Listen Notes API

Chava Gourarie
Antenna
Published in
3 min readNov 15, 2018

I’ve been messing around with the API from Listen Notes, a new-ish podcast database that appears to be making some headway in correcting the terrible state of podcast search.

As of June 2018, the database had 484,719 podcasts, and 29,732,875 episodes (according to the Listen Notes website), categorized into 18 categories and 81 subcategories (according to the API and the count function in R).

Listen Notes doesn’t pull from iTunes but compares in terms of total podcasts. A Variety article in February put the number of podcasts on iTunes at roughly 500,000.

I ran some searches to get a sense of what data the API will return. A search for ‘ta nehisi coates’ since January 1, 2018 returns 120 results, with 17 columns, including publisher, episode description, date and genre labels. Here are the

genre results for the Coates search:

The genre tags seem to be indicative that recently Coates has been coming up a lot more on the Black Panther circuit than in news and politics. This is born out by a very basic NLP attempt, in which I did a named entity search on the episode descriptions (using a bastardized version of this tutorial). Here are the results:

The three names after Coates and James Baldwin are all comic book writers/artists. Priest worked on Black Panther, while Waid and Samnee show up on episodes about Marvel that make mention of Coates but are not specifically about him.

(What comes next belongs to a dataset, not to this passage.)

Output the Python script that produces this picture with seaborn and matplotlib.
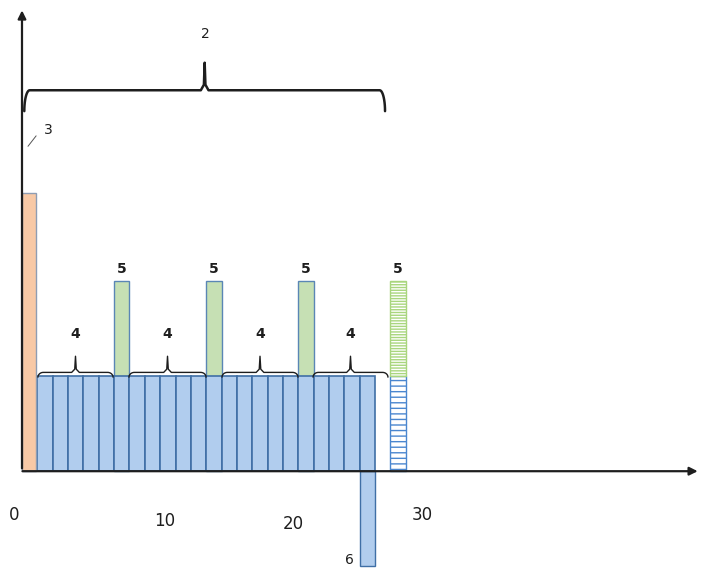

But honestly, the descriptions are so inconsistent that all this chart means is that someone wrote a really detailed episode description, or has a boilerplate graf that includes a bunch of names/keywords. Still, podcast descriptions are the only way to learn anything about a podcast other than the metadata, so it was worth a try.

In general, it took me a while to wrangle the Search API through R, because a. I don’t know what I’m doing, and b. the API provides syntax and headers for like 7 different programming languages but not R. The more specific challengers were working with UNIX timestamps (in milliseconds!), and figuring out how to do pagination because the API returns 10 results at a time.

Eventually, I figured out how to run a search query and limit it to a range of time — though I suspect right now that there’s a cap on the results, since the Coates search returned exactly 120 results.

This was just a way to learn what was in the API, and how to work with it in R. Hopefully I’ll get to some more interesting analysis next.